Now, the DeSantis case against Trump isn’t full-throated. It doesn’t address his character, his ongoing and growing legal difficulties, or his abysmal conduct after the November 2020 election, including Jan. 6. It is a narrowly tailored message meant for an audience that will have a decisive influence on the 2024 nomination battle — Republicans who are fond of Trump, appreciate what he did as president, and instinctively feel defensive of him when attacked, but are open to another candidate. Without robust support from this group of voters, DeSantis isn’t going to win.

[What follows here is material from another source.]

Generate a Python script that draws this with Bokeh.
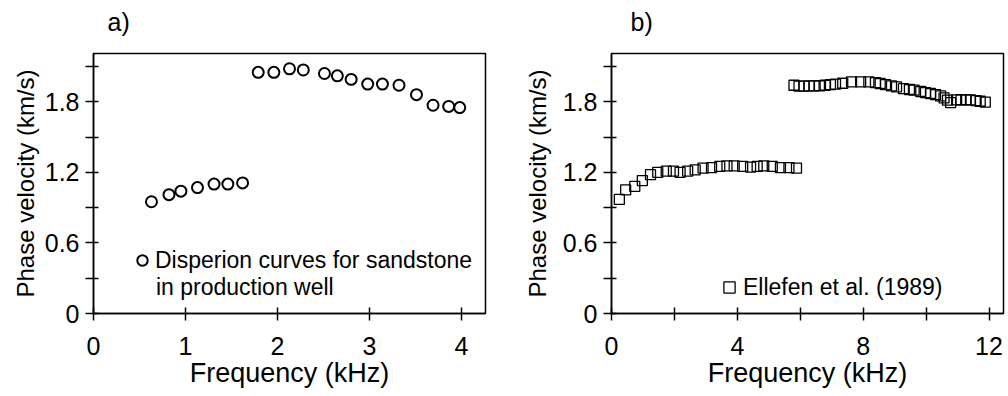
from bokeh.plotting import figure
from bokeh.models import FixedTicker, Legend, LegendItem, Label, Title
from bokeh.layouts import row
from bokeh.embed import file_html
from bokeh.resources import INLINE

# ---- data ----
freq_a = [0.63, 0.82, 0.95, 1.13, 1.31, 1.46, 1.62, 1.79, 1.96, 2.13, 2.28,
          2.51, 2.65, 2.80, 2.98, 3.14, 3.32, 3.51, 3.69, 3.86, 3.98]
vel_a = [0.95, 1.01, 1.04, 1.07, 1.10, 1.10, 1.11, 2.05, 2.05, 2.08, 2.07,
         2.04, 2.02, 1.99, 1.95, 1.95, 1.94, 1.86, 1.77, 1.76, 1.75]

freq_b_low = [0.25, 0.45, 0.74, 0.98, 1.24, 1.47, 1.74, 1.97, 2.18, 2.42, 2.66, 2.91,
              3.18, 3.44, 3.67, 3.90, 4.17, 4.42, 4.63, 4.84, 5.11, 5.37, 5.64, 5.88]
vel_b_low = [0.97, 1.05, 1.08, 1.13, 1.18, 1.20, 1.21, 1.21, 1.20, 1.21, 1.22, 1.235,
             1.24, 1.25, 1.255, 1.255, 1.25, 1.245, 1.25, 1.255, 1.25, 1.24, 1.24, 1.235]
freq_b_high = [5.80, 5.96, 6.12, 6.28, 6.44, 6.61, 6.79, 6.96, 7.12, 7.35, 7.63, 7.92,
               8.18, 8.39, 8.54, 8.71, 8.90, 9.06, 9.28, 9.47, 9.62, 9.83, 9.98, 10.14,
               10.30, 10.46, 10.57, 10.68, 10.78, 10.97, 11.11, 11.26, 11.41, 11.59, 11.72, 11.88]
vel_b_high = [1.940, 1.932, 1.932, 1.934, 1.934, 1.936, 1.940, 1.946, 1.949, 1.957, 1.968, 1.969,
              1.969, 1.963, 1.955, 1.946, 1.934, 1.926, 1.911, 1.904, 1.898, 1.887, 1.878, 1.870,
              1.861, 1.849, 1.832, 1.813, 1.793, 1.815, 1.817, 1.817, 1.815, 1.809, 1.804, 1.796]

y_major = [0, 0.6, 1.2, 1.8]
y_minor = [0.3, 0.9, 1.5, 2.1]
y_labels = {0: "0", 0.6: "0.6", 1.2: "1.2", 1.8: "1.8"}
xa_major = [0, 1, 2, 3, 4]
xb_major = [0, 4, 8, 12]
xb_minor = [2, 6, 10]
panel_names = ["a)", "b)"]

FONT = "Liberation Sans"


def make_fig(xmax, panel, title_offset, min_border_left, min_border_right, ylabel_standoff):
    p = figure(x_range=(0, xmax), y_range=(0, 2.21),
               frame_width=392, frame_height=260,
               min_border_left=min_border_left, min_border_right=min_border_right,
               min_border_top=53, min_border_bottom=83,
               output_backend="svg", toolbar_location=None,
               background_fill_color="white", border_fill_color="white")
    p.grid.visible = False
    p.outline_line_color = "black"
    p.outline_line_width = 1.5
    p.outline_line_alpha = 1.0
    # spacer between frame and the panel label, then the panel label itself
    p.add_layout(Title(text=" ", text_font_size="1px", standoff=13), "above")
    p.add_layout(Title(text=panel, align="left", offset=title_offset,
                       vertical_align="top", standoff=0,
                       text_font=FONT, text_font_size="25px",
                       text_font_style="normal", text_color="black"), "above")
    for ax in (p.xaxis[0], p.yaxis[0]):
        ax.axis_line_color = "black"
        ax.axis_line_width = 1.5
        ax.major_tick_line_color = "black"
        ax.minor_tick_line_color = "black"
        ax.major_tick_line_width = 1.5
        ax.minor_tick_line_width = 1.5
        ax.major_label_text_font = FONT
        ax.major_label_text_color = "black"
        ax.major_label_text_font_size = "25px"
        ax.axis_label_text_font = FONT
        ax.axis_label_text_font_style = "normal"
        ax.axis_label_text_color = "black"
    p.xaxis.major_tick_in = 6
    p.xaxis.major_tick_out = 7
    p.xaxis.minor_tick_in = 6
    p.xaxis.minor_tick_out = 7
    p.xaxis.major_label_standoff = 16
    p.xaxis.axis_label = "Frequency (kHz)"
    p.xaxis.axis_label_text_font_size = "27px"
    p.xaxis.axis_label_standoff = 0
    p.yaxis.ticker = FixedTicker(ticks=y_major, minor_ticks=y_minor)
    p.yaxis.major_label_overrides = y_labels
    p.yaxis.major_tick_in = 5
    p.yaxis.major_tick_out = 8
    p.yaxis.minor_tick_in = 5
    p.yaxis.minor_tick_out = 8
    p.yaxis.major_label_standoff = 6
    p.yaxis.axis_label = "Phase velocity (km/s)"
    p.yaxis.axis_label_text_font_size = "24px"
    p.yaxis.axis_label_standoff = ylabel_standoff
    return p


# ---- panel a ----
pa = make_fig(4.26, panel_names[0], 14, 93, 35, 3)
pa.xaxis.ticker = FixedTicker(ticks=xa_major, minor_ticks=[])
ra = pa.scatter(freq_a, vel_a, marker="circle", size=11, fill_color=None,
                line_color="black", line_width=2)
leg_a = Legend(items=[LegendItem(label="Disperion curves for sandstone", renderers=[ra])],
               location=(36, 38), padding=0, margin=0, spacing=0,
               glyph_width=26, glyph_height=30, label_standoff=0,
               border_line_color=None, background_fill_alpha=0,
               label_text_font=FONT, label_text_font_size="23px",
               label_text_color="black")
pa.add_layout(leg_a)
pa.add_layout(Label(x=62.5, y=27, x_units="screen", y_units="screen",
                    text="in production well", text_font=FONT,
                    text_font_size="23px", text_color="black",
                    text_baseline="alphabetic"))

# ---- panel b ----
pb = make_fig(12.46, panel_names[1], 19, 91, 5, 9)
pb.xaxis.ticker = FixedTicker(ticks=xb_major, minor_ticks=xb_minor)
rb = pb.scatter(freq_b_low + freq_b_high, vel_b_low + vel_b_high, marker="square",
                size=10, fill_color=None, line_color="black", line_width=1.3)
leg_b = Legend(items=[LegendItem(label="Ellefen et al. (1989)", renderers=[rb])],
               location=(104, 12), padding=0, margin=0, spacing=0,
               glyph_width=28, glyph_height=28, label_standoff=0,
               border_line_color=None, background_fill_alpha=0,
               label_text_font=FONT, label_text_font_size="23px",
               label_text_color="black")
pb.add_layout(leg_b)

layout = row(pa, pb)
open("out.html", "w").write(file_html(layout, INLINE))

It may be that, despite what seems possible at the moment, Republicans could be swayed by a more robust anti-Trump argument, or that the balance DeSantis is trying to strike isn’t sustainable in the rough-and-tumble of the campaign. Certainly, how DeSantis eventually takes the fight to Trump on a debate stage will matter enormously.

All that said, in the early days, nothing in how DeSantis and his team are handling themselves indicate fear of battling with Trump. At a press gaggle in Iowa on Tuesday, DeSantis asked of Trump’s silence on the debt ceiling deal: “Are you leading from the front, or are you waiting for polls to tell you what position to take?” In a statement on Memorial Day, Never Back Down quoted the son of a man killed in the Sept. 11 attacks who slammed Trump for, through his support of the Saudi-funded LIV tournament, “lining the pockets [of] a country who stands accused in a trial as we speak … of aiding and abetting and sponsoring the 9/11 terror attacks.”

For the longest time, the way to thrive in Republican politics was to back Donald Trump, or at least step around him. That option isn’t available to Ron DeSantis, and his nascent campaign obviously realizes it.